GIVEN REQUEST: Only the lines from the line containing "Write the D3.js code for this chart." to the line containing "0.73, 1.18, 0.6];", with both of those lines, are to be repeated exactly. Leave the images out.
▼▼▼
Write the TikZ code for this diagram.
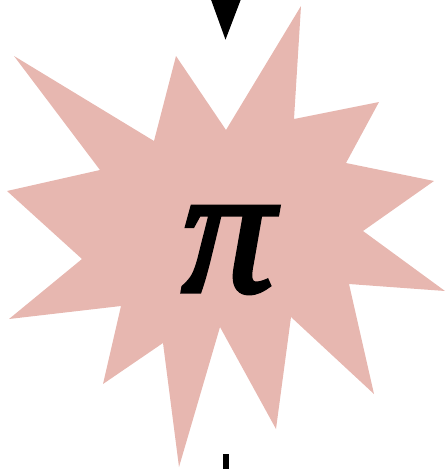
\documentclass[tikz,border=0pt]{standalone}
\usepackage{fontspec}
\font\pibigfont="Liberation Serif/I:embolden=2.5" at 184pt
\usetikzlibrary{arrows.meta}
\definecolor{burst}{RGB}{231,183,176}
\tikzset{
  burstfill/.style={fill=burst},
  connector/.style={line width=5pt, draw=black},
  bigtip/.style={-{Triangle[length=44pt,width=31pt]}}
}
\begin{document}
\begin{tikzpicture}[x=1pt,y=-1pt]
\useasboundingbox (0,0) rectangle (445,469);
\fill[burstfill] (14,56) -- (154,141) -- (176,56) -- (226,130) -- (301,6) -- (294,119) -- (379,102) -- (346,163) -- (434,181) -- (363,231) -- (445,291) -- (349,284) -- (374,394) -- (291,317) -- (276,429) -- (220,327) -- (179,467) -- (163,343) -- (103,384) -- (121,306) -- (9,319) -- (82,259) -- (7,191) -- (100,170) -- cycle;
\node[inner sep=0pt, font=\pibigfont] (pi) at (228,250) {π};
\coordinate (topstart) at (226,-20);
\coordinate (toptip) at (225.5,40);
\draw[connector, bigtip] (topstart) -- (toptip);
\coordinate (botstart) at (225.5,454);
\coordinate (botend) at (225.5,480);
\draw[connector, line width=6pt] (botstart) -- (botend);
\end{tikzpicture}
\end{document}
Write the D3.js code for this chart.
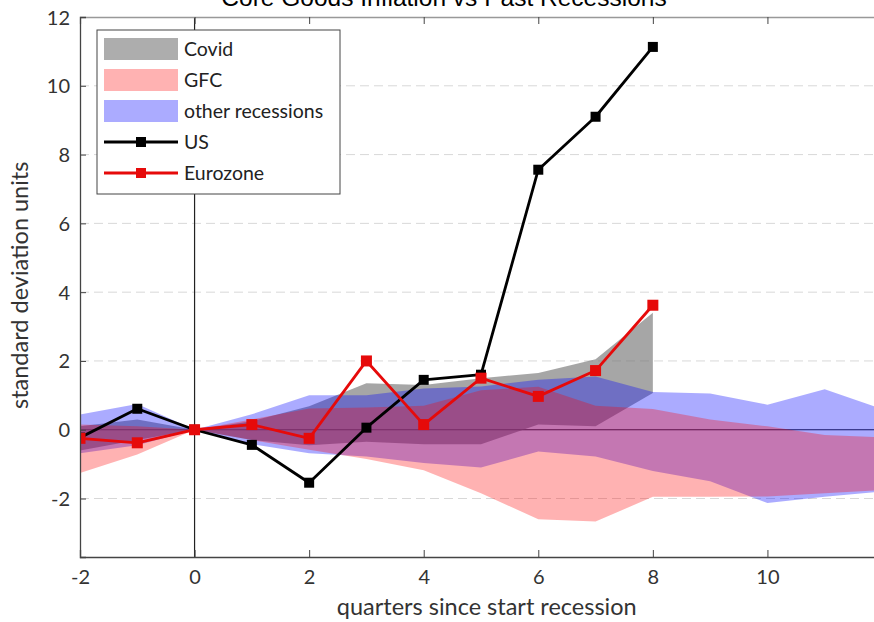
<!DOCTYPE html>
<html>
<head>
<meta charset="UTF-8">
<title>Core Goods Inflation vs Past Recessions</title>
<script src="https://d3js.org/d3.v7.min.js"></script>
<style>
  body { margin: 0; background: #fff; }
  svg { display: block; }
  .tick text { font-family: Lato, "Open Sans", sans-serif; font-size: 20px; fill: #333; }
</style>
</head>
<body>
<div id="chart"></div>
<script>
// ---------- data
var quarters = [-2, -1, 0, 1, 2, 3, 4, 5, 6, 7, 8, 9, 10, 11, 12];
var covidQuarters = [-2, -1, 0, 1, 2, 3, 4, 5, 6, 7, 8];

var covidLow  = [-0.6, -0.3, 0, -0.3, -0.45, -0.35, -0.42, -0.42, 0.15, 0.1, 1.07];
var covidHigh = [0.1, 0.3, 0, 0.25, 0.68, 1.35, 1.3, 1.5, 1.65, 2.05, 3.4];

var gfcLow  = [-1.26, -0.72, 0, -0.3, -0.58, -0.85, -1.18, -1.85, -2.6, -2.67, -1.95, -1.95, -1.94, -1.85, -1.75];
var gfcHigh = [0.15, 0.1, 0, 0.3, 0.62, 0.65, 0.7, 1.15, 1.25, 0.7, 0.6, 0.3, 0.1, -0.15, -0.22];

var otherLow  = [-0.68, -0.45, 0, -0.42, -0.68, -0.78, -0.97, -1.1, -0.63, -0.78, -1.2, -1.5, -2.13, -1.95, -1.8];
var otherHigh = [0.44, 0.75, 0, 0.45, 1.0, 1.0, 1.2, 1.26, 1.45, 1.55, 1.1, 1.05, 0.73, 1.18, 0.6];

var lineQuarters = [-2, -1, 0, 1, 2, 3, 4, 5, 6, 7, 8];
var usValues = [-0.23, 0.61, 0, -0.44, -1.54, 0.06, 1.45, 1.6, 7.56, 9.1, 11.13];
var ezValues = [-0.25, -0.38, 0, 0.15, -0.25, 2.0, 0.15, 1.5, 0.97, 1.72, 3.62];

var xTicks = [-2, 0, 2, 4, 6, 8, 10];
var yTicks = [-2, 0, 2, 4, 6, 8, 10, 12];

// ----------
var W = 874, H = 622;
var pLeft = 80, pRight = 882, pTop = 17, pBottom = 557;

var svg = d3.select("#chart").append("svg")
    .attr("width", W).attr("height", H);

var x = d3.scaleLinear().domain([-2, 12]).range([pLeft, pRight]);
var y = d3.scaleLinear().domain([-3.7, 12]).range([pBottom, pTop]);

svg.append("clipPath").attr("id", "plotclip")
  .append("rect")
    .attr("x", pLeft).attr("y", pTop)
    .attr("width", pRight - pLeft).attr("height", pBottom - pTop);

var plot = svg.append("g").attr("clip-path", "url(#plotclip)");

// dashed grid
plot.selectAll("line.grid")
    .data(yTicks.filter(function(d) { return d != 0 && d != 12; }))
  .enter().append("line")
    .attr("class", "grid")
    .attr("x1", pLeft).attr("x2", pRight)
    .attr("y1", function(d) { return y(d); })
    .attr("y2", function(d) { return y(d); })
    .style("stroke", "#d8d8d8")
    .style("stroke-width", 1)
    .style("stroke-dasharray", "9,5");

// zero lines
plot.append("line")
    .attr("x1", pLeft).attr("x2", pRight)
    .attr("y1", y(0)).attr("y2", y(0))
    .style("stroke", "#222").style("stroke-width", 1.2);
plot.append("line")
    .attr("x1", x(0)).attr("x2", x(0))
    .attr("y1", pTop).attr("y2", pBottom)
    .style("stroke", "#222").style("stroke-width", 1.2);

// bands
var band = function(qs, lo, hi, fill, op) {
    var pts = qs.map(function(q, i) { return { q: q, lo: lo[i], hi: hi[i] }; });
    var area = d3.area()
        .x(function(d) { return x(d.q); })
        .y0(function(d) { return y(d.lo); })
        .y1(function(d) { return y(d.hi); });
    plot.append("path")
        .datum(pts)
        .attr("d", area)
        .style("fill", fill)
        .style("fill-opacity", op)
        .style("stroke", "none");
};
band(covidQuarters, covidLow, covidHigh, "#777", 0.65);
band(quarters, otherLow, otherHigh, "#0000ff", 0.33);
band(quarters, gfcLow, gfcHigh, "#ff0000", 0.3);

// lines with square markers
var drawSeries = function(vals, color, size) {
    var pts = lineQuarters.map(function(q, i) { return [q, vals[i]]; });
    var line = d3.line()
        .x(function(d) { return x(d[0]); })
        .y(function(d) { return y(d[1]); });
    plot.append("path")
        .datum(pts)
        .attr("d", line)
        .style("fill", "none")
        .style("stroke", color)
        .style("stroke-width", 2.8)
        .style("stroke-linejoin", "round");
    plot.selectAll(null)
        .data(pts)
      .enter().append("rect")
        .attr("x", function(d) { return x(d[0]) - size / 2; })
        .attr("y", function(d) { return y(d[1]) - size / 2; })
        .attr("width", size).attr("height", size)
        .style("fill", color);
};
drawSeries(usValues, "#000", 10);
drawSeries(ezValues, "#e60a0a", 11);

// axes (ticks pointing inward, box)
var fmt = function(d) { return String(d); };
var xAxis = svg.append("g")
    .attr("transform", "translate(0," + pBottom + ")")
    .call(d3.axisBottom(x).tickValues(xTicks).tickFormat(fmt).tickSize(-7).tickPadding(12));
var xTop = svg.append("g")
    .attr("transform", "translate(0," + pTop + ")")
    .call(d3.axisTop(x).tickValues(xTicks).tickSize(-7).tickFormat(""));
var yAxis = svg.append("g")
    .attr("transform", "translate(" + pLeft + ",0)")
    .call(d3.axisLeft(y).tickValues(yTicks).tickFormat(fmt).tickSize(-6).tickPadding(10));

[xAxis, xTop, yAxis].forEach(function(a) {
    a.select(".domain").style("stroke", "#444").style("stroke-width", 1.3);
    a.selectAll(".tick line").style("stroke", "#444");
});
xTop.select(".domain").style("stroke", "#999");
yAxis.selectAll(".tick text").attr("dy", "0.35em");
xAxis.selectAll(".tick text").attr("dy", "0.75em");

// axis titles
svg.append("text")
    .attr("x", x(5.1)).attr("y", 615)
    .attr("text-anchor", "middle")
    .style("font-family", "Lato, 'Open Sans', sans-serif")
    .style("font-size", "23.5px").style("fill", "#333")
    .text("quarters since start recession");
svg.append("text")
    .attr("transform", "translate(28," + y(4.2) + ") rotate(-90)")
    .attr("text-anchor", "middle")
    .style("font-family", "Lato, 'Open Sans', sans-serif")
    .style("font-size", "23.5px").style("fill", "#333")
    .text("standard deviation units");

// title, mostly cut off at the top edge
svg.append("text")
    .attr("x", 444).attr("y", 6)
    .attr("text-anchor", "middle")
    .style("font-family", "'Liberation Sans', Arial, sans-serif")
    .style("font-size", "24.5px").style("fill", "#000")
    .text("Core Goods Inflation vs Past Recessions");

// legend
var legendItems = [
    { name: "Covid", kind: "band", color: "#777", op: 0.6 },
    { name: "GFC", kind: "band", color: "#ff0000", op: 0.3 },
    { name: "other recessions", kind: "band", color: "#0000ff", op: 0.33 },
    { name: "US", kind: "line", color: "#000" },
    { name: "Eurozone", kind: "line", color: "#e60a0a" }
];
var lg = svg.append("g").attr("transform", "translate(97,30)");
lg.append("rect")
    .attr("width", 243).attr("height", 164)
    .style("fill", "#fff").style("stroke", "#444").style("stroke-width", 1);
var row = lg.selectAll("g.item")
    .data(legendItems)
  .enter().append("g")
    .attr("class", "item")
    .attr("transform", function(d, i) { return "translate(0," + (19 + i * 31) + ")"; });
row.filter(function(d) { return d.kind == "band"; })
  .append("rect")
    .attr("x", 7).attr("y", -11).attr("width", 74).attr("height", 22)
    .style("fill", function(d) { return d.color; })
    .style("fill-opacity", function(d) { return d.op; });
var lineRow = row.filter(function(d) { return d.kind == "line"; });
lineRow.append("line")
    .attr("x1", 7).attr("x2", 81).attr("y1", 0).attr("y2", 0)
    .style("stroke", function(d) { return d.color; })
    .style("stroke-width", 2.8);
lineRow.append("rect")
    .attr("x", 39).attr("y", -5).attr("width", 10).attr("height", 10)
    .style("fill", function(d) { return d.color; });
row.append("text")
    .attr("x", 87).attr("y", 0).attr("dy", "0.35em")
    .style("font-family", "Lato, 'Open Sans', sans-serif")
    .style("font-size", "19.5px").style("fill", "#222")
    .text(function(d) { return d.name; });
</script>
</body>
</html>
▲▲▲
EXPECTED OUTPUT:
Write the D3.js code for this chart.
<!DOCTYPE html>
<html>
<head>
<meta charset="UTF-8">
<title>Core Goods Inflation vs Past Recessions</title>
<script src="https://d3js.org/d3.v7.min.js"></script>
<style>
  body { margin: 0; background: #fff; }
  svg { display: block; }
  .tick text { font-family: Lato, "Open Sans", sans-serif; font-size: 20px; fill: #333; }
</style>
</head>
<body>
<div id="chart"></div>
<script>
// ---------- data
var quarters = [-2, -1, 0, 1, 2, 3, 4, 5, 6, 7, 8, 9, 10, 11, 12];
var covidQuarters = [-2, -1, 0, 1, 2, 3, 4, 5, 6, 7, 8];

var covidLow  = [-0.6, -0.3, 0, -0.3, -0.45, -0.35, -0.42, -0.42, 0.15, 0.1, 1.07];
var covidHigh = [0.1, 0.3, 0, 0.25, 0.68, 1.35, 1.3, 1.5, 1.65, 2.05, 3.4];

var gfcLow  = [-1.26, -0.72, 0, -0.3, -0.58, -0.85, -1.18, -1.85, -2.6, -2.67, -1.95, -1.95, -1.94, -1.85, -1.75];
var gfcHigh = [0.15, 0.1, 0, 0.3, 0.62, 0.65, 0.7, 1.15, 1.25, 0.7, 0.6, 0.3, 0.1, -0.15, -0.22];

var otherLow  = [-0.68, -0.45, 0, -0.42, -0.68, -0.78, -0.97, -1.1, -0.63, -0.78, -1.2, -1.5, -2.13, -1.95, -1.8];
var otherHigh = [0.44, 0.75, 0, 0.45, 1.0, 1.0, 1.2, 1.26, 1.45, 1.55, 1.1, 1.05, 0.73, 1.18, 0.6];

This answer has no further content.